■ Written request ■
Below are entries; tally how many lines hold the string "Reproduce" and answer with only that figure.

::::

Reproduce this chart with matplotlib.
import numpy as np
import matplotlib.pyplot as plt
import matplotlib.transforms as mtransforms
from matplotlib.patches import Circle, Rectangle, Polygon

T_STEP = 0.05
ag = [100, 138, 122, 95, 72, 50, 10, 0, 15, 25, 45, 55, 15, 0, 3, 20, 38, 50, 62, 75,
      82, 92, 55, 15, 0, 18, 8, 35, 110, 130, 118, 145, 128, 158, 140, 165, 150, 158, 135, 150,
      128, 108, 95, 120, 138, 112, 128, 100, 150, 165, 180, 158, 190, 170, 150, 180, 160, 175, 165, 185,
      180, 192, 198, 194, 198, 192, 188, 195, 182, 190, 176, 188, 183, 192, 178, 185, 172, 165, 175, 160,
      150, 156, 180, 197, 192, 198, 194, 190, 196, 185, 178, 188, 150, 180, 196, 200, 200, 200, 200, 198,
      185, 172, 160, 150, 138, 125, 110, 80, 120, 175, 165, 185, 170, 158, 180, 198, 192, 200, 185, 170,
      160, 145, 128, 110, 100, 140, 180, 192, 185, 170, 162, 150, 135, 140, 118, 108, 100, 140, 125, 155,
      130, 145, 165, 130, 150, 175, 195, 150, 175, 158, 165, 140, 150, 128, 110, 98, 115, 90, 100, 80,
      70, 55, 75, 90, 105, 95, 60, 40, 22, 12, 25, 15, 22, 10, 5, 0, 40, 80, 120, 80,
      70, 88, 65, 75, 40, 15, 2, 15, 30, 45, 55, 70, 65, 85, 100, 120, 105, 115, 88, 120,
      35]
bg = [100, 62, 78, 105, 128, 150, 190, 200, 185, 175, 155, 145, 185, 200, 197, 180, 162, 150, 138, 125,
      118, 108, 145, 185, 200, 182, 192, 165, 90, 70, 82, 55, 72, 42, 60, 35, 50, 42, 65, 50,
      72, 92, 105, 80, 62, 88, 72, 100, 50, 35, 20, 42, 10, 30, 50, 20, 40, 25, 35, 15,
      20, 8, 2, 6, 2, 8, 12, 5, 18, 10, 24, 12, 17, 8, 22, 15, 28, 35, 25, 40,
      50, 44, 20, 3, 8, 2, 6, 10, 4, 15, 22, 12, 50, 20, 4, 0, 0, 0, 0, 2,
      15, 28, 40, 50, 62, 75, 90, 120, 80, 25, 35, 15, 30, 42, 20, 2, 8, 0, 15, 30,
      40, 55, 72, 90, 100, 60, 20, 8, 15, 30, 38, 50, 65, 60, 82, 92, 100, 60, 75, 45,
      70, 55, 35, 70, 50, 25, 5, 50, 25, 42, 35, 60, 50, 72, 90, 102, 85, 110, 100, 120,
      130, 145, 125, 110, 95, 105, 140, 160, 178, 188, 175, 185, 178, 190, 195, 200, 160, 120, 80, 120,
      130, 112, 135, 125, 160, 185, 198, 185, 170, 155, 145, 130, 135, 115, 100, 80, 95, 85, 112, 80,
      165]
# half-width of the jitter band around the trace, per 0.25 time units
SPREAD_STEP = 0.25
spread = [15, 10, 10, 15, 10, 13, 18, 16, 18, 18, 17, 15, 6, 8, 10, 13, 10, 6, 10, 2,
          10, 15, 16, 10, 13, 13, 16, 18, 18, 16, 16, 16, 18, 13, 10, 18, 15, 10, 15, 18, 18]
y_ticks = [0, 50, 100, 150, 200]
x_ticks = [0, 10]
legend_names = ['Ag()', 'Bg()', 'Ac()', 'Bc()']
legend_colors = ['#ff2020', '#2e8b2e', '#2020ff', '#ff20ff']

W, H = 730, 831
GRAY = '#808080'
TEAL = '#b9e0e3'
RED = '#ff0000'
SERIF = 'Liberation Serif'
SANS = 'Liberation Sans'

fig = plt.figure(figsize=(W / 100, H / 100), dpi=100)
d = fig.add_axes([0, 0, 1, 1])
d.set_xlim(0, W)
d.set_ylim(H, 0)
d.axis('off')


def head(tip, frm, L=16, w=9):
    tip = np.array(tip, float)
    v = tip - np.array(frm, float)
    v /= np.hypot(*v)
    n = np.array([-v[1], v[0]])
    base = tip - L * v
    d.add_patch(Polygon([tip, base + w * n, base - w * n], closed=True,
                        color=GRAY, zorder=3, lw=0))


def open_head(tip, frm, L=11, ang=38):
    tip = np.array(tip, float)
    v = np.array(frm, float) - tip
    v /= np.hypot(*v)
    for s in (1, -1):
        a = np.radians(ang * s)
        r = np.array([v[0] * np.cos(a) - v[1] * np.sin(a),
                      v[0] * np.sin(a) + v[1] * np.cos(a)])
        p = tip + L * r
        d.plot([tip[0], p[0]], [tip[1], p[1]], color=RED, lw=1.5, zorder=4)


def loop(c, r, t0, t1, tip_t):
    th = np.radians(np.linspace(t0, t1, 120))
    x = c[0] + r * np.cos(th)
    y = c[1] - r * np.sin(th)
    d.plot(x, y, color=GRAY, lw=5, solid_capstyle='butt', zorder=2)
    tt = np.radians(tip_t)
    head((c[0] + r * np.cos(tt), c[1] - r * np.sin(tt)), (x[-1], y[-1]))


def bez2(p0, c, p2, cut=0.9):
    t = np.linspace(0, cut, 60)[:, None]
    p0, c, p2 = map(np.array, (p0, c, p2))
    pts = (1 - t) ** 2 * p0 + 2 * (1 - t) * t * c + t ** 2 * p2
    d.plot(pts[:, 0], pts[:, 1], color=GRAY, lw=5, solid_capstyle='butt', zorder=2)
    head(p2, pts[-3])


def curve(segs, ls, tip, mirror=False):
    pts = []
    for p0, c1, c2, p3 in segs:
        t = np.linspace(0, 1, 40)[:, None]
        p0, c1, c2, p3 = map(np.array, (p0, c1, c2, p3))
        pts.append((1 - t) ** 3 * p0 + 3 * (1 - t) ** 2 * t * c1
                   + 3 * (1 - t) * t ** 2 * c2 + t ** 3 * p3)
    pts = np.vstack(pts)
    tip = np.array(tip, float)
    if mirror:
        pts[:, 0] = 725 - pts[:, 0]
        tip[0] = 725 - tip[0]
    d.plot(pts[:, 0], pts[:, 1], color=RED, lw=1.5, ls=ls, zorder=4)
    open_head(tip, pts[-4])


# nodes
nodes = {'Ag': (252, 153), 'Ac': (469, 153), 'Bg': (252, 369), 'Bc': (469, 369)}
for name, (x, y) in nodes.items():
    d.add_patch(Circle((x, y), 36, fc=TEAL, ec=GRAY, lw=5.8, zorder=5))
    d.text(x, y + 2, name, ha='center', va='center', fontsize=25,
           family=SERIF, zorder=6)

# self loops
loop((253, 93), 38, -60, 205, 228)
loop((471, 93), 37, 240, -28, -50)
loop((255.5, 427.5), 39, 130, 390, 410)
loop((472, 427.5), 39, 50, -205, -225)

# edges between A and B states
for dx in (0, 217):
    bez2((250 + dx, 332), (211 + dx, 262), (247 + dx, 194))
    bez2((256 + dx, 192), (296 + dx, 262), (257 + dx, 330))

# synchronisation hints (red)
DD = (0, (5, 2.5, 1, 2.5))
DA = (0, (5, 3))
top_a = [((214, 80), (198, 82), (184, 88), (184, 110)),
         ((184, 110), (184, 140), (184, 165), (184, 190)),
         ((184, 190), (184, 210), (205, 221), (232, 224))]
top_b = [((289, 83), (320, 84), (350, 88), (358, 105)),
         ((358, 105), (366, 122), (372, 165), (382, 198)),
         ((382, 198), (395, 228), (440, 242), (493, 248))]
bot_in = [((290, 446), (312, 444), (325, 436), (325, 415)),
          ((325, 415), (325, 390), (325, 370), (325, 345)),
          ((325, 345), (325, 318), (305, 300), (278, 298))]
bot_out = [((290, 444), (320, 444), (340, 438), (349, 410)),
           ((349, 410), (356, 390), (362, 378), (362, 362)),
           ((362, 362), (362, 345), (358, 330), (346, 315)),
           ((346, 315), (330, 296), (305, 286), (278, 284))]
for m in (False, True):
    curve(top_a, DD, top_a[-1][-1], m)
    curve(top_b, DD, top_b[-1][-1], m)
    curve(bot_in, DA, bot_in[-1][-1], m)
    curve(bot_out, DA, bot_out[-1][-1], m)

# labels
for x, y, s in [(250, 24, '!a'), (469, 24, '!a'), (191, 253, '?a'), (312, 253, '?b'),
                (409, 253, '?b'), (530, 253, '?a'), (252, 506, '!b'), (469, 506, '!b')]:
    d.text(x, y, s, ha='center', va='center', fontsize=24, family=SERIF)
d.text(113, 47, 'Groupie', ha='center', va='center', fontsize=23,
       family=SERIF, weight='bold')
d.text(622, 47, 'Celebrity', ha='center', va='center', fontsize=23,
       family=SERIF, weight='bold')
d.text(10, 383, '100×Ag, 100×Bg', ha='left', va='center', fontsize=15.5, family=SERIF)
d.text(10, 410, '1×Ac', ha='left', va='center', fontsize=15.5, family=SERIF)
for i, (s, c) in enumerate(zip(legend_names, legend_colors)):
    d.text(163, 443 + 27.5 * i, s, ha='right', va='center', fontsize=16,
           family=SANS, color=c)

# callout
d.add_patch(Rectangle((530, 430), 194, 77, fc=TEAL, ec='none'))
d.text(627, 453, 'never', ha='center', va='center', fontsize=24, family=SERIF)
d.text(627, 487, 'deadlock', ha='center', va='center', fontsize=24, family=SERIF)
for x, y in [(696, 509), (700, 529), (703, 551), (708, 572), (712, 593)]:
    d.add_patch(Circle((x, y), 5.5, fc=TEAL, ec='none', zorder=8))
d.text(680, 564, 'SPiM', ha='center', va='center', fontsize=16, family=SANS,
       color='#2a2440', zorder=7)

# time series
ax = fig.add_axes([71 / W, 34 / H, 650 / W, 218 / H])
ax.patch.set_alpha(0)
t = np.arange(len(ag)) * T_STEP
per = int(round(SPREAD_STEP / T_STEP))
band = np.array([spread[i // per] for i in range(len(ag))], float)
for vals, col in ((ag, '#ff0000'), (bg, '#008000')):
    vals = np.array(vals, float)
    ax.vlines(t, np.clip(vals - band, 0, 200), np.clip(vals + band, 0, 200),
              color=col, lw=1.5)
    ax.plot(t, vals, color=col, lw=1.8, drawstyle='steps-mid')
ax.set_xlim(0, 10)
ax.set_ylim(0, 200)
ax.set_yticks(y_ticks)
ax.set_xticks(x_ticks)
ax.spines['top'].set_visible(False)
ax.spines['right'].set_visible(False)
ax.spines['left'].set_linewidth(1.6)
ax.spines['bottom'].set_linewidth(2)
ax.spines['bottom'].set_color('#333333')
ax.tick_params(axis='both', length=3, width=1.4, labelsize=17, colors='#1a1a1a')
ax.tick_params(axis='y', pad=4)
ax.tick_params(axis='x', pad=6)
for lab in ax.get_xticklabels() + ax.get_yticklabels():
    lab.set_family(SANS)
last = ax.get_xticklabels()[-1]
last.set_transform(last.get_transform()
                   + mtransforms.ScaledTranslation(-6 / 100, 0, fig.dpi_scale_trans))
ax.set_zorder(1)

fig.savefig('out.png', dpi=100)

::::

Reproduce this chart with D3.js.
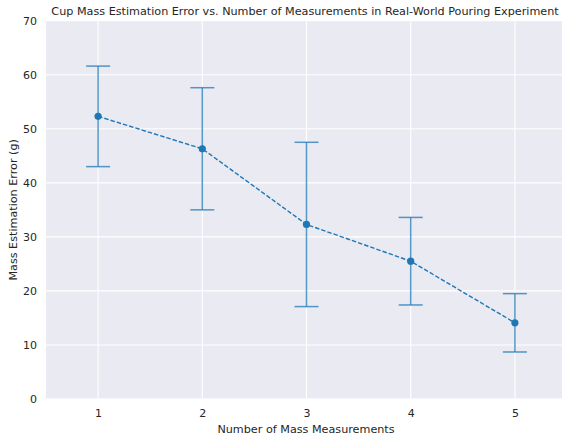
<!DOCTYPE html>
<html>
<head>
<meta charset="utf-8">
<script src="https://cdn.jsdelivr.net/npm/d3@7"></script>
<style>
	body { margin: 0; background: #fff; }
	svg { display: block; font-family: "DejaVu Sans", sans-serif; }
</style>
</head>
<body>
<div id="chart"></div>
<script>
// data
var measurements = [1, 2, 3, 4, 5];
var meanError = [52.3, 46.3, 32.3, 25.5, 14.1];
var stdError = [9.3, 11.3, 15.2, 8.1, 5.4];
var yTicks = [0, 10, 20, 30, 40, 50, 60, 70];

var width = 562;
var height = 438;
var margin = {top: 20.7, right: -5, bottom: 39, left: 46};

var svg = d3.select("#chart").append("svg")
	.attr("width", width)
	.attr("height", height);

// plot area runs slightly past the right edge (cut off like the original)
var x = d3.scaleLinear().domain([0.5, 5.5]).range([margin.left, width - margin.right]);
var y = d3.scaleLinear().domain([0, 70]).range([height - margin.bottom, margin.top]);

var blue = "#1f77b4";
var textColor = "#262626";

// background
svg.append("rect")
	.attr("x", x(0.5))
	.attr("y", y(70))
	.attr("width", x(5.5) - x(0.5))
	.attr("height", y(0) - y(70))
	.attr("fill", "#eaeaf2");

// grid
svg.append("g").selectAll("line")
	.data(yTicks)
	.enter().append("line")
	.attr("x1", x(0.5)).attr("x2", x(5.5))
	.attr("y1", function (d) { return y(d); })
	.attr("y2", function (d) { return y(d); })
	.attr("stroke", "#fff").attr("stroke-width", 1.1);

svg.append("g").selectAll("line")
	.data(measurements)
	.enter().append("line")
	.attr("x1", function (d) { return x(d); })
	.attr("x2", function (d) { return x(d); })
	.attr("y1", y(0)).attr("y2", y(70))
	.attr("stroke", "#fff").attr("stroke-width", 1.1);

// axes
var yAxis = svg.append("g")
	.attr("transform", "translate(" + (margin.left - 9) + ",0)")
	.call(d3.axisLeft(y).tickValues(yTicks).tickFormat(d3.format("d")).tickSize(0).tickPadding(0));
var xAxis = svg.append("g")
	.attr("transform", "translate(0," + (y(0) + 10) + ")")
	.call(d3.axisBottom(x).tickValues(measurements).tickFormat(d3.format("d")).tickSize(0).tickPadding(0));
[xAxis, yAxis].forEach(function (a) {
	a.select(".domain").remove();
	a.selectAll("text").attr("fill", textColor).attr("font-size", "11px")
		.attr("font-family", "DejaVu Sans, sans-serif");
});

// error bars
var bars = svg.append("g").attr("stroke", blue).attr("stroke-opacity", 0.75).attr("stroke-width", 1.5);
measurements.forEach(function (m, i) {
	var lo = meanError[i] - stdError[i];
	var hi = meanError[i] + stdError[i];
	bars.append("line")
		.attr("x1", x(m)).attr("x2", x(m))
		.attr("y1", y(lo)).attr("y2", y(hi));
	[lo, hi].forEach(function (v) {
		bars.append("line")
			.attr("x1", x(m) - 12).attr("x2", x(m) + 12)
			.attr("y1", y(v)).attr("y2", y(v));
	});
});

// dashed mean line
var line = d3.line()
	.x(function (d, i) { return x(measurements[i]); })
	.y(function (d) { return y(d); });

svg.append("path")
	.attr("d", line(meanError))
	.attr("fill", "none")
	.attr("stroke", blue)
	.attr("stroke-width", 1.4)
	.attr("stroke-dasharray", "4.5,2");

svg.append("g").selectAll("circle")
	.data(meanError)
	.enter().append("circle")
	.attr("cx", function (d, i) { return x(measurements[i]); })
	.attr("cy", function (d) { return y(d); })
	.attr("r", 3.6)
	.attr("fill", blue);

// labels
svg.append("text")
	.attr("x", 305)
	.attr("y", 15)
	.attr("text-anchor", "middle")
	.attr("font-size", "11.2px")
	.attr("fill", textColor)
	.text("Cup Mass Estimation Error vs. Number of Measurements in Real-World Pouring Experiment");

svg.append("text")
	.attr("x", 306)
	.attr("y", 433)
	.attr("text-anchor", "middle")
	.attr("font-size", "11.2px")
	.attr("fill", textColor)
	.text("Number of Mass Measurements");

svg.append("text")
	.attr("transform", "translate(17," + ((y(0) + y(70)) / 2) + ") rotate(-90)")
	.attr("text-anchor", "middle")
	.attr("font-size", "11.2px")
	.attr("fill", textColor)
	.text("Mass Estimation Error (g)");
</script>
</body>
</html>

::::

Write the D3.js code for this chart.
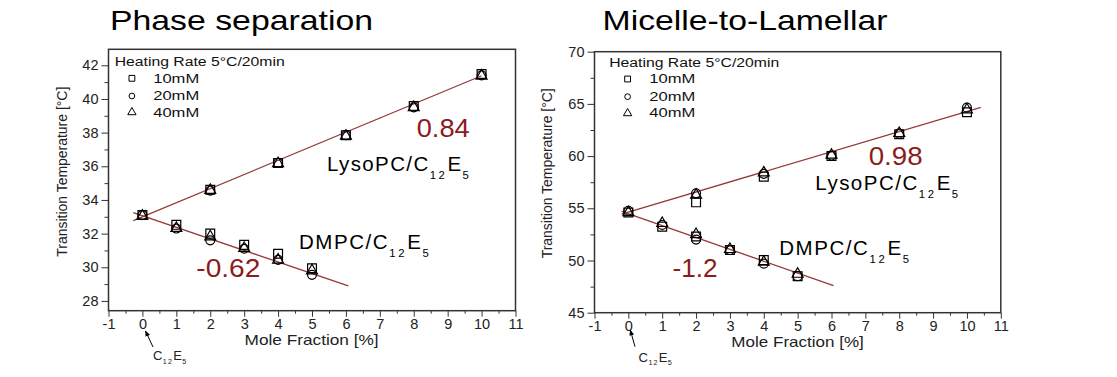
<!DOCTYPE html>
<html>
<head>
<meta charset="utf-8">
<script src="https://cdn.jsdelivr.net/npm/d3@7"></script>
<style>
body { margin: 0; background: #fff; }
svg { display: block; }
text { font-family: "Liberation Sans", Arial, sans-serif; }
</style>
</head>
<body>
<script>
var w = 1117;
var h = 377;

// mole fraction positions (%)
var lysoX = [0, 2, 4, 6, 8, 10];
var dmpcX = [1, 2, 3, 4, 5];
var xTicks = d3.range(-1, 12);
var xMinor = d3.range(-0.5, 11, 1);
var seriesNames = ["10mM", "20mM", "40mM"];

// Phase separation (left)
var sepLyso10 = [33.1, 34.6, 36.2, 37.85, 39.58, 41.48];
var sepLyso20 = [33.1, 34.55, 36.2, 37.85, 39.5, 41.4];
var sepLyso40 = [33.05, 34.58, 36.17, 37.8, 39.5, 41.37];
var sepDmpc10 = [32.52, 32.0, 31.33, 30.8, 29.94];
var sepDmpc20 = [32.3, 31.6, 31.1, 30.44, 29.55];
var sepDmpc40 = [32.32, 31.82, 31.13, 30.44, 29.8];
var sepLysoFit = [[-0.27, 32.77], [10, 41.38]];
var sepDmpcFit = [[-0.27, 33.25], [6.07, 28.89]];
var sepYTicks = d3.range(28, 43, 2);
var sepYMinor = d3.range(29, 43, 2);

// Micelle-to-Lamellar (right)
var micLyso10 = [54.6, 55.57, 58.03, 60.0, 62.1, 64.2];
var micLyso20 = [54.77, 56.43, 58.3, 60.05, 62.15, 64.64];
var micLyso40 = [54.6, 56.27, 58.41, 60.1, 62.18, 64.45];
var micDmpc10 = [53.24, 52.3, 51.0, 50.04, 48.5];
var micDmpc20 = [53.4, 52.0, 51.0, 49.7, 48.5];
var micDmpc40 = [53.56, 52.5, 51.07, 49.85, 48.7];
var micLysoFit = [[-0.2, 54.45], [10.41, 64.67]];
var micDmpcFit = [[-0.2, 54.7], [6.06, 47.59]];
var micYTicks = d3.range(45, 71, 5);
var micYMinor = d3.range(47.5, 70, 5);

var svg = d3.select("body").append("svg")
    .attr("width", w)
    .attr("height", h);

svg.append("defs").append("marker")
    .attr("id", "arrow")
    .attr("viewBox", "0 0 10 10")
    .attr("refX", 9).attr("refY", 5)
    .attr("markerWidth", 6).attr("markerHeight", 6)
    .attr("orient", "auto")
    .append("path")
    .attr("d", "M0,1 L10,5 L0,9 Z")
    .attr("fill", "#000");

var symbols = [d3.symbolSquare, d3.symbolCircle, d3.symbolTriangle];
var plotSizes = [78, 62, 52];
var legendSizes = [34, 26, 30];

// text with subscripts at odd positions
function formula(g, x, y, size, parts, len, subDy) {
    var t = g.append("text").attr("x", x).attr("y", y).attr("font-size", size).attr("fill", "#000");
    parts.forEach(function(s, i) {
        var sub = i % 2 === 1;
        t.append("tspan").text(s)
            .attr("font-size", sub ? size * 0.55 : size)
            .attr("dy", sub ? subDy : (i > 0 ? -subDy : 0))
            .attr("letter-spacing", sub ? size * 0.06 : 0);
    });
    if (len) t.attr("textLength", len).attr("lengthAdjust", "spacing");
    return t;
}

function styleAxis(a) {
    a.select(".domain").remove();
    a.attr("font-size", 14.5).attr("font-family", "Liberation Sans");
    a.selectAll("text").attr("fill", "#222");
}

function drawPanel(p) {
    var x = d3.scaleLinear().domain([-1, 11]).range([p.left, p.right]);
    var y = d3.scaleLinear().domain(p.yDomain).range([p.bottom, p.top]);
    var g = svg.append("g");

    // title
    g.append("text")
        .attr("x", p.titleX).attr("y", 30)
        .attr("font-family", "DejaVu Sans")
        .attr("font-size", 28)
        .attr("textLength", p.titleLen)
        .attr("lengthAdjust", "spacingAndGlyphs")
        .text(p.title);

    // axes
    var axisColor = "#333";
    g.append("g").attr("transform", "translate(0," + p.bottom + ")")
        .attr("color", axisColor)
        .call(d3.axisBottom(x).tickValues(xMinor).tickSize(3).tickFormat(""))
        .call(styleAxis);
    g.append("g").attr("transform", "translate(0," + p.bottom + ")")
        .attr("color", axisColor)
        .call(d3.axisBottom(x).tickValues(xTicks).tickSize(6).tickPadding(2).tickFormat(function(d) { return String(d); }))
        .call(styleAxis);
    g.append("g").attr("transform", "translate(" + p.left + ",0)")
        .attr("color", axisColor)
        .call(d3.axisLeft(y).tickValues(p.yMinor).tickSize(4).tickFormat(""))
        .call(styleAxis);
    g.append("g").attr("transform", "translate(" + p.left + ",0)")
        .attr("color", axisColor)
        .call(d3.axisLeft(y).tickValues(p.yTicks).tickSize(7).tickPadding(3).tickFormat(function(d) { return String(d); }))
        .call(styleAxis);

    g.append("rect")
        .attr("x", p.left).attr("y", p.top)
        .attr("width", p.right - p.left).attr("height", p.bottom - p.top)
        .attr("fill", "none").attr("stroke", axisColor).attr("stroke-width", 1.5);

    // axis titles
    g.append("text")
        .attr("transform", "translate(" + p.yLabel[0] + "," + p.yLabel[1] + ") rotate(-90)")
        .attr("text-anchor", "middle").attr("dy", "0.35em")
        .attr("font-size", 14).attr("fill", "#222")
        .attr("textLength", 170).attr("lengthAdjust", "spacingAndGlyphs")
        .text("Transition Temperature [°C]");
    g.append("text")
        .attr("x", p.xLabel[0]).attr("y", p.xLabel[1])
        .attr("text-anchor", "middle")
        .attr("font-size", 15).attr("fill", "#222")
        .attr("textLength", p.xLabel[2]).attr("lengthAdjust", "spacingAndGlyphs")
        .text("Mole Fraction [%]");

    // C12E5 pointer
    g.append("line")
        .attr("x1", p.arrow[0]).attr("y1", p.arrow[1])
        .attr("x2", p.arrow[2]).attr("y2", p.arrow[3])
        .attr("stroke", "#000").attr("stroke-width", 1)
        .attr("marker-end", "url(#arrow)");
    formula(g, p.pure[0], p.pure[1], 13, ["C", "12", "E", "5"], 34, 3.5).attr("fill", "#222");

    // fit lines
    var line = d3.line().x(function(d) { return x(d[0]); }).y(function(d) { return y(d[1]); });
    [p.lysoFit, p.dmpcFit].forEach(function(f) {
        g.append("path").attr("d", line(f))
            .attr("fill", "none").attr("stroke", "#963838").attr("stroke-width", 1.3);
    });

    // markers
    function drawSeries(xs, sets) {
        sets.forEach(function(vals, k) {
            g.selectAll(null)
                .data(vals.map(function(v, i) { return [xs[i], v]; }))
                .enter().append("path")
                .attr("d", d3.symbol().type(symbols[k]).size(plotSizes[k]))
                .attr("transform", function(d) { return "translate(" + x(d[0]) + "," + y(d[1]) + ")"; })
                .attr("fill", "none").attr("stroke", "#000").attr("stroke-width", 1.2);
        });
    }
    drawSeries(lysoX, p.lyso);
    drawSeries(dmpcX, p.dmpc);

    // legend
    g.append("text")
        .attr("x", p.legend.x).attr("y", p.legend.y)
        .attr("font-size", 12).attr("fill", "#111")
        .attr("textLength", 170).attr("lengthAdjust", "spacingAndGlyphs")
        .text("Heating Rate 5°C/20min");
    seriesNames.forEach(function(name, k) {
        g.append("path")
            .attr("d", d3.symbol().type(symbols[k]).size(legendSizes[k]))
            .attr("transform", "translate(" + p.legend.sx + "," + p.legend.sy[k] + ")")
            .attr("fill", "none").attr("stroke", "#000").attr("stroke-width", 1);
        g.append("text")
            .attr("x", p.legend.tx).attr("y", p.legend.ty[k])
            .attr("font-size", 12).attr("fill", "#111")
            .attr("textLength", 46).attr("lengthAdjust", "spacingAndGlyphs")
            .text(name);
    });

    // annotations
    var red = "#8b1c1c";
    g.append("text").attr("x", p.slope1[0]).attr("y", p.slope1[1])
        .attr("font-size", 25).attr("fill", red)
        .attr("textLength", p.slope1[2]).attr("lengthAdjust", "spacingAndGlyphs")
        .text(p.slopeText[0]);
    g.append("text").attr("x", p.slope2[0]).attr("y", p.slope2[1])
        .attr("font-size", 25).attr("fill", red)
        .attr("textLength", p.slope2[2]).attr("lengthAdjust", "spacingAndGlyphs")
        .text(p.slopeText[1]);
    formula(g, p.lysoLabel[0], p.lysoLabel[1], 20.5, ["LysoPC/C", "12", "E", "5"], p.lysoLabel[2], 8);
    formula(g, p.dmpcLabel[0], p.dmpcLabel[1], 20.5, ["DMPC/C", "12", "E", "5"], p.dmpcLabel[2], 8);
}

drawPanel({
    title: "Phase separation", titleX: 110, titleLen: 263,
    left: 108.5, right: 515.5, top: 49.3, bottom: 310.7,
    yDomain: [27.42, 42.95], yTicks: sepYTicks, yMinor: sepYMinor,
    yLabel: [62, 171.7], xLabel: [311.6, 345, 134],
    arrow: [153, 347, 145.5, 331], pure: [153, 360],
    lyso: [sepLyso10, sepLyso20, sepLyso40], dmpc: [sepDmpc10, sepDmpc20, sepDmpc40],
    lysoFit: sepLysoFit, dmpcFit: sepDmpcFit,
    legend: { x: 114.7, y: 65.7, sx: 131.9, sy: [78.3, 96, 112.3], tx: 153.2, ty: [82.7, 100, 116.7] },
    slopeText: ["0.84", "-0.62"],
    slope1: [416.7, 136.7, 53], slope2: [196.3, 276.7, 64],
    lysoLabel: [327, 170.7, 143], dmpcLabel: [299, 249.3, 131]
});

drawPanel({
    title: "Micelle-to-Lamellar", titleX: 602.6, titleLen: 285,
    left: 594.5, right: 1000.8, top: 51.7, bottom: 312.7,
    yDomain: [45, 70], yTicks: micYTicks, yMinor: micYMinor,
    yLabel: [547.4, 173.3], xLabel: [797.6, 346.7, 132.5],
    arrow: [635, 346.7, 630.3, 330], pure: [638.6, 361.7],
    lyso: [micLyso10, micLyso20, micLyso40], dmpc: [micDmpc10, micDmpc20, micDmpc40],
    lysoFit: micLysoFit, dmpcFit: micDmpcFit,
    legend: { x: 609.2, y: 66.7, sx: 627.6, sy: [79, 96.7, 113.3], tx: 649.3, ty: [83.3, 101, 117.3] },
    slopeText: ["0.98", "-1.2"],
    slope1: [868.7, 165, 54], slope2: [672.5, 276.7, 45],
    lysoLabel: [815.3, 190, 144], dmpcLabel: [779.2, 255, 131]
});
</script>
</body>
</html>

::::

■ Correct response ■
2